CHP'nin şimdiye kadar yaptıkları ve bir türlü yapmadığına inanılan şeyleri aslında gerçekleştirebilme potansiyeli uzunca bir yazının konusu olabilir ama bu son hamle ve belki gelecek yeni hamlelerle itildiği kapışmanın, kendisinden daha geniş bir zemini etkileyeceğine kuşku yok. Dün yaşananların ardından pek çoğu çok haklı olmak üzere, yaşananlarda CHP'nin taksiratı üzerine çeşitlemeler, sosyal medyanın en popüler konusu. Fakat, yarın ve ondan sonraki günlerde yaşanacaklar ve iktidarın "kolay galibiyet" serisinin devamı veya kesilmesi, bu "hesaplaşmadan" çok daha ciddi sonuçlar yaratabilir.

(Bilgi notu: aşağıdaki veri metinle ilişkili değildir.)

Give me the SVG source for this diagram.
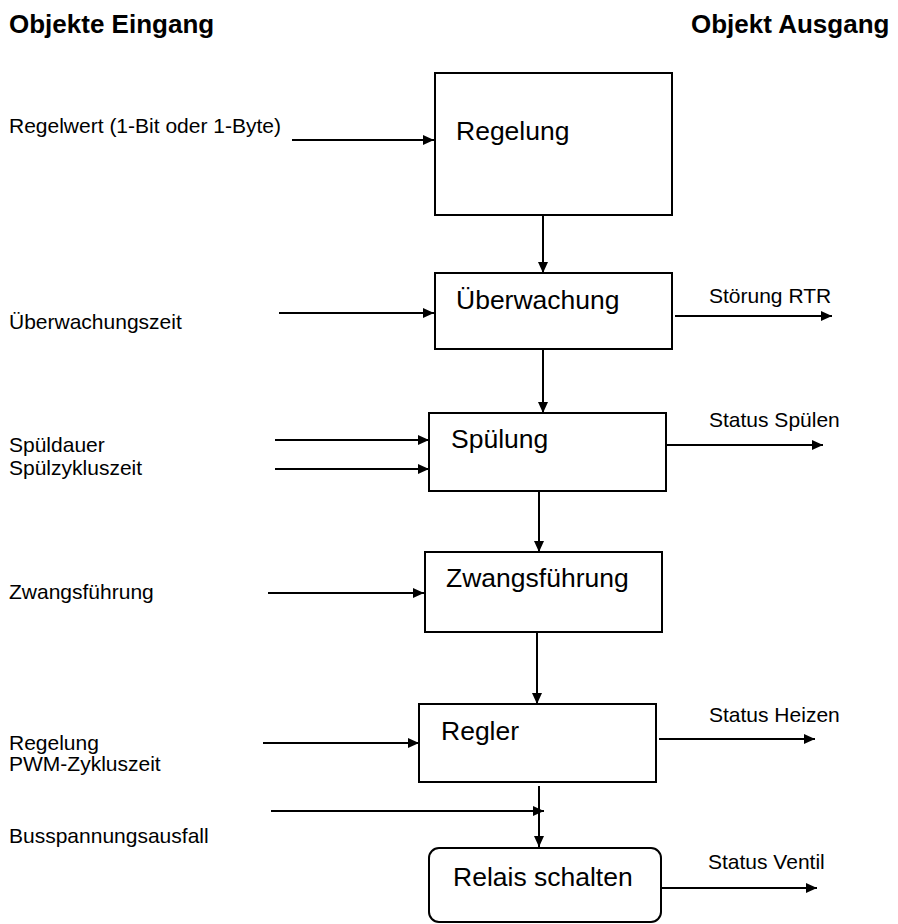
<svg xmlns="http://www.w3.org/2000/svg" width="898" height="924" viewBox="0 0 898 924">
<style>
text{font-family:"Liberation Sans",Arial,sans-serif;fill:#000}
.h{font-size:26px;font-weight:bold}
.b{font-size:26.5px}
.l{font-size:21px}
.box{fill:#fff;stroke:#000;stroke-width:2}
.c line{stroke:#000;stroke-width:2;marker-end:url(#ah)}
</style>
<defs>
<marker id="ah" markerUnits="userSpaceOnUse" markerWidth="11" markerHeight="10" refX="11" refY="5" orient="auto">
<path d="M0,0 L11,5 L0,10 z" fill="#000"/>
</marker>
</defs>
<rect width="898" height="924" fill="#fff"/>
<g id="headings">
<text class="h" x="9" y="33">Objekte Eingang</text>
<text class="h" x="691" y="33">Objekt Ausgang</text>
</g>
<g id="inputs">
<text class="l" x="9" y="133">Regelwert (1-Bit oder 1-Byte)</text>
<text class="l" x="9" y="329">Überwachungszeit</text>
<text class="l" x="9" y="452">Spüldauer</text>
<text class="l" x="9" y="475">Spülzykluszeit</text>
<text class="l" x="9" y="599">Zwangsführung</text>
<text class="l" x="9" y="750">Regelung</text>
<text class="l" x="9" y="771">PWM-Zykluszeit</text>
<text class="l" x="9" y="843">Busspannungsausfall</text>
</g>
<g id="outputs">
<text class="l" x="709" y="303">Störung RTR</text>
<text class="l" x="709" y="427">Status Spülen</text>
<text class="l" x="709" y="722">Status Heizen</text>
<text class="l" x="708" y="869">Status Ventil</text>
</g>
<g id="regelung">
<rect class="box" x="435" y="73" width="237" height="142"/>
<text class="b" x="456" y="140">Regelung</text>
</g>
<g id="ueberwachung">
<rect class="box" x="435" y="273" width="237" height="76"/>
<text class="b" x="456" y="309">Überwachung</text>
</g>
<g id="spuelung">
<rect class="box" x="429" y="413" width="237" height="78"/>
<text class="b" x="451" y="448">Spülung</text>
</g>
<g id="zwangsfuehrung">
<rect class="box" x="425" y="552" width="237" height="80"/>
<text class="b" x="446" y="587">Zwangsführung</text>
</g>
<g id="regler">
<rect class="box" x="419" y="704" width="237" height="78"/>
<text class="b" x="441" y="740">Regler</text>
</g>
<g id="relais">
<rect class="box" x="429" y="848" width="232" height="74" rx="10"/>
<text class="b" x="453" y="886">Relais schalten</text>
</g>
<g id="connectors" class="c">
<line x1="292" y1="140" x2="434" y2="140"/>
<line x1="543" y1="215" x2="543" y2="273"/>
<line x1="279" y1="313" x2="434" y2="313"/>
<line x1="675" y1="316" x2="832" y2="316"/>
<line x1="543" y1="349" x2="543" y2="413"/>
<line x1="275" y1="440" x2="429" y2="440"/>
<line x1="275" y1="469" x2="429" y2="469"/>
<line x1="666" y1="445" x2="823" y2="445"/>
<line x1="539" y1="491" x2="539" y2="552"/>
<line x1="268" y1="593" x2="424" y2="593"/>
<line x1="537" y1="632" x2="537" y2="704"/>
<line x1="263" y1="743" x2="419" y2="743"/>
<line x1="659" y1="739" x2="815" y2="739"/>
<line x1="539" y1="786" x2="539" y2="847"/>
<line x1="271" y1="811" x2="544" y2="811"/>
<line x1="661" y1="888" x2="817" y2="888"/>
</g>
</svg>
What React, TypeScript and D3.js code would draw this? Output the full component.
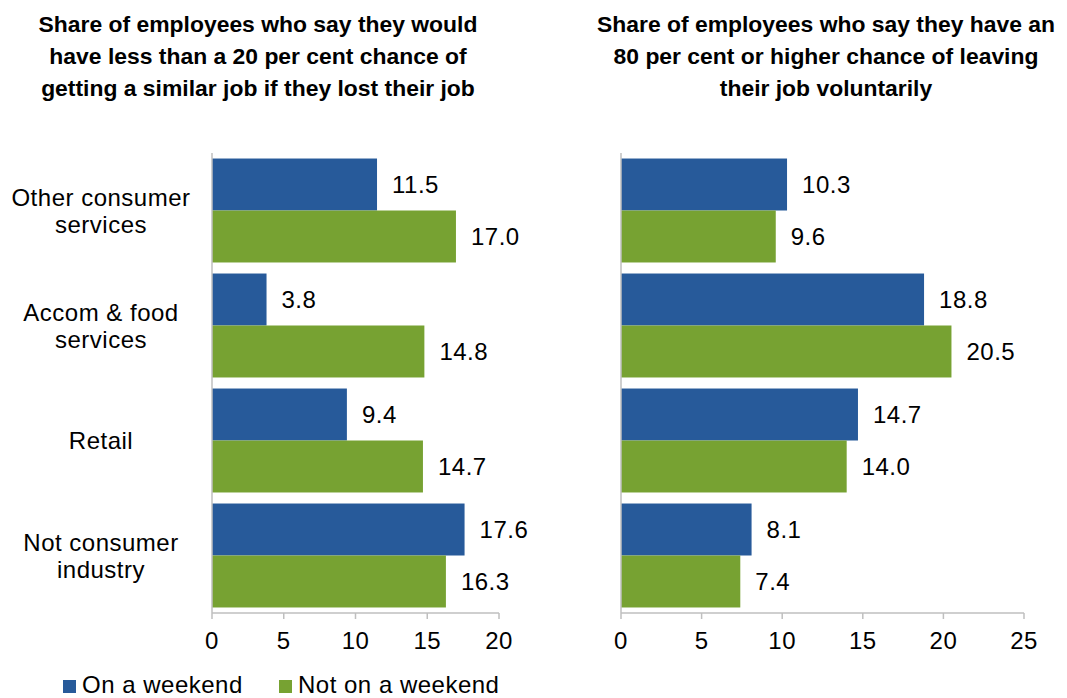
import React from "react";
import * as d3 from "d3";

const categories = ["Other consumer services", "Accom & food services", "Retail", "Not consumer industry"];
const categoryLines = [["Other consumer", "services"], ["Accom & food", "services"], ["Retail"], ["Not consumer", "industry"]];
const seriesNames = ["On a weekend", "Not on a weekend"];
const leftWeekend = [11.5, 3.8, 9.4, 17.6];
const leftNotWeekend = [17.0, 14.8, 14.7, 16.3];
const rightWeekend = [10.3, 18.8, 14.7, 8.1];
const rightNotWeekend = [9.6, 20.5, 14.0, 7.4];
const leftTicks = [0, 5, 10, 15, 20];
const rightTicks = [0, 5, 10, 15, 20, 25];
const leftTitle = ["Share of employees who say they would", "have less than a 20 per cent chance of", "getting a similar job if they lost their job"];
const rightTitle = ["Share of employees who say they have an", "80 per cent or higher chance of leaving", "their job voluntarily"];

const COLORS = ["#275A9A", "#77A232"];
const FONT = "'Liberation Sans', Arial, sans-serif";
const FS = 24;
const LS = 0.5;

function Panel({ x0, x1, maxV, ticks, a, b }: { x0: number; x1: number; maxV: number; ticks: number[]; a: number[]; b: number[] }) {
  const x = d3.scaleLinear().domain([0, maxV]).range([x0, x1]);
  const y = d3.scaleBand().domain(categories).range([153, 613]).paddingInner(0.096).paddingOuter(0.048);
  const sub = d3.scaleBand().domain(seriesNames).range([0, y.bandwidth()]);
  return (
    <g>
      {categories.map((c, i) => (
        <g key={c}>
          {[a[i], b[i]].map((v, j) => {
            const yy = (y(c) as number) + (sub(seriesNames[j]) as number);
            return (
              <g key={j}>
                <rect x={x(0)} y={yy} width={x(v) - x(0)} height={sub.bandwidth()} fill={COLORS[j]} />
                <text x={x(v) + 15} y={yy + sub.bandwidth() / 2} dy="0.36em" fontSize={FS} letterSpacing={LS} fontFamily={FONT} fill="#000">
                  {v.toFixed(1)}
                </text>
              </g>
            );
          })}
        </g>
      ))}
      <line x1={x(0)} x2={x(0)} y1={153} y2={613} stroke="#BFBFBF" strokeWidth={1.5} />
      <line x1={x(0)} x2={x(maxV)} y1={613} y2={613} stroke="#BFBFBF" strokeWidth={1.5} />
      {ticks.map((t) => (
        <g key={t}>
          <line x1={x(t)} x2={x(t)} y1={613} y2={619} stroke="#BFBFBF" strokeWidth={1.5} />
          <text x={x(t)} y={649} textAnchor="middle" fontSize={FS} letterSpacing={LS} fontFamily={FONT} fill="#000">
            {t}
          </text>
        </g>
      ))}
    </g>
  );
}

export default function App() {
  const y = d3.scaleBand().domain(categories).range([153, 613]).paddingInner(0.096).paddingOuter(0.048);
  return (
    <svg width={1067} height={698} style={{ position: "absolute", left: 0, top: 0, background: "#fff" }}>
      <rect width={1067} height={698} fill="#fff" />
      {leftTitle.map((t, i) => (
        <text key={i} x={258} y={32 + i * 32} textAnchor="middle" fontSize={22.9} fontWeight="bold" fontFamily={FONT} fill="#000">
          {t}
        </text>
      ))}
      {rightTitle.map((t, i) => (
        <text key={i} x={826} y={32 + i * 32} textAnchor="middle" fontSize={22.9} fontWeight="bold" fontFamily={FONT} fill="#000">
          {t}
        </text>
      ))}
      {categories.map((c, i) => {
        const lines = categoryLines[i];
        const cy = (y(c) as number) + y.bandwidth() / 2;
        return lines.map((l, k) => (
          <text key={c + k} x={101} y={cy + (k - (lines.length - 1) / 2) * 27} dy="0.36em" textAnchor="middle" fontSize={FS} letterSpacing={LS} fontFamily={FONT} fill="#000">
            {l}
          </text>
        ));
      })}
      <Panel x0={212} x1={499} maxV={20} ticks={leftTicks} a={leftWeekend} b={leftNotWeekend} />
      <Panel x0={621} x1={1024} maxV={25} ticks={rightTicks} a={rightWeekend} b={rightNotWeekend} />
      <g>
        <rect x={63} y={680} width={13} height={13} fill={COLORS[0]} />
        <text x={82} y={693} fontSize={FS} letterSpacing={LS} fontFamily={FONT} fill="#000">{seriesNames[0]}</text>
        <rect x={279} y={680} width={13} height={13} fill={COLORS[1]} />
        <text x={298} y={693} fontSize={FS} letterSpacing={LS} fontFamily={FONT} fill="#000">{seriesNames[1]}</text>
      </g>
    </svg>
  );
}
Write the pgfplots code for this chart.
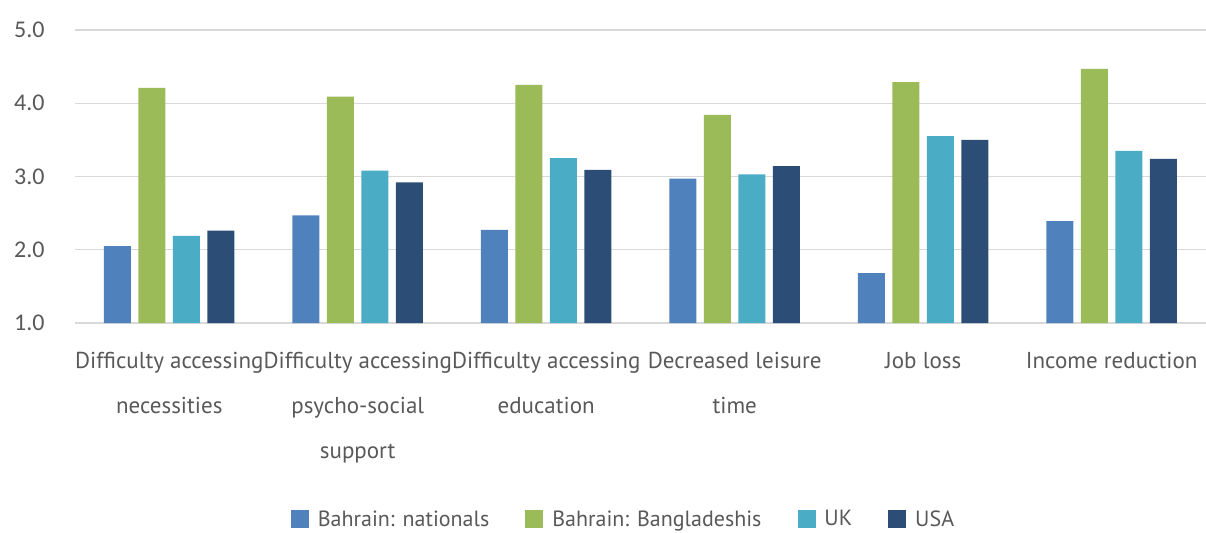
\documentclass[border=0pt]{standalone}
\usepackage{pgfplots}
\pgfplotsset{compat=1.18}
\usepackage{fontspec}
\setmainfont{PT Sans}
\newfontfamily\tickfont{Carlito}
\definecolor{cNat}{HTML}{4F81BD}
\definecolor{cBan}{HTML}{9BBB59}
\definecolor{cUK}{HTML}{4BACC6}
\definecolor{cUSA}{HTML}{2C4D75}
\definecolor{txt}{HTML}{595959}
\definecolor{gridc}{HTML}{D9D9D9}
\begin{document}
\begin{tikzpicture}
\begin{axis}[
  name=ax,
  at={(0,0)}, anchor=south west,
  scale only axis,
  width=1131bp, height=293bp,
  ybar=7.5bp, bar width=27bp,
  xmin=-0.5, xmax=5.5,
  ymin=1, ymax=5,
  ytick={1,2,3,4,5},
  yticklabel style={/pgf/number format/fixed, /pgf/number format/fixed zerofill, /pgf/number format/precision=1, font=\tickfont\fontsize{24bp}{28bp}\selectfont, text=txt, xshift=-27bp},
  /pgf/number format/assume math mode=true,
  ymajorgrids=true, xmajorgrids=false,
  y grid style={draw=gridc, line width=1.3bp},
  axis line style={draw=none},
  major tick length=0pt,
  xtick={0,1,2,3,4,5},
  xticklabels={{Difficulty accessing\\necessities},{Difficulty accessing\\psycho-social\\support},{Difficulty accessing\\education},{Decreased leisure\\time},{Job loss},{Income reduction}},
  xticklabel style={align=center, font=\fontsize{23bp}{45bp}\selectfont, text=txt, yshift=-26bp},
  legend style={at={(0.485,-0.669)}, anchor=center, draw=none, font=\fontsize{22bp}{26bp}\selectfont, text=txt, legend columns=4,
    /tikz/every odd column/.append style={column sep=7bp},
    /tikz/every even column/.append style={column sep=34bp}},
  legend image code/.code={\fill[#1] (0bp,-9bp) rectangle (18bp,9bp);},
  clip=false,
]
\addplot[fill=cNat, draw=none] coordinates {(0,2.05) (1,2.47) (2,2.27) (3,2.97) (4,1.68) (5,2.39)};
\addplot[fill=cBan, draw=none] coordinates {(0,4.21) (1,4.09) (2,4.25) (3,3.84) (4,4.29) (5,4.47)};
\addplot[fill=cUK, draw=none] coordinates {(0,2.19) (1,3.08) (2,3.25) (3,3.03) (4,3.55) (5,3.35)};
\addplot[fill=cUSA, draw=none] coordinates {(0,2.26) (1,2.92) (2,3.09) (3,3.14) (4,3.50) (5,3.24)};
\legend{Bahrain: nationals, Bahrain: Bangladeshis, UK, USA}
\end{axis}
\pgfresetboundingbox
\path[use as bounding box] ([xshift=-75bp,yshift=-210bp]ax.south west) rectangle ([xshift=1131bp,yshift=323bp]ax.south west);
\end{tikzpicture}
\end{document}
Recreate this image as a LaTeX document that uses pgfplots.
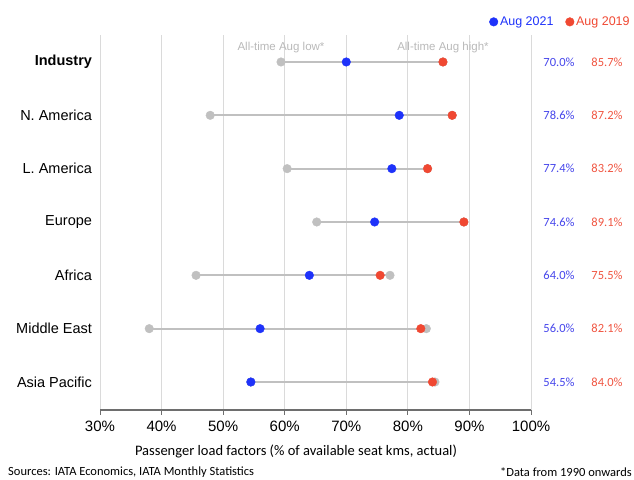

Küçük bir hafıza tazelemesi ile noktalayalım: 1 Haziran 2013 günü daha önce Kadıköy'de yapılacağı açıklanan CHP mitinginin Taksim'e alındığı açıklandı. Kılıçdaroğlu'nun Taksim'e gidişine izin verildiği için polis alandan çekildi ve binlerce insanın parka gelmesiyle günlerce sürecek "Gezi günleri" başladı. Ama unutmayalım, bu anı Erdoğan'ın zihninde "hayırcılardan" daha canlı.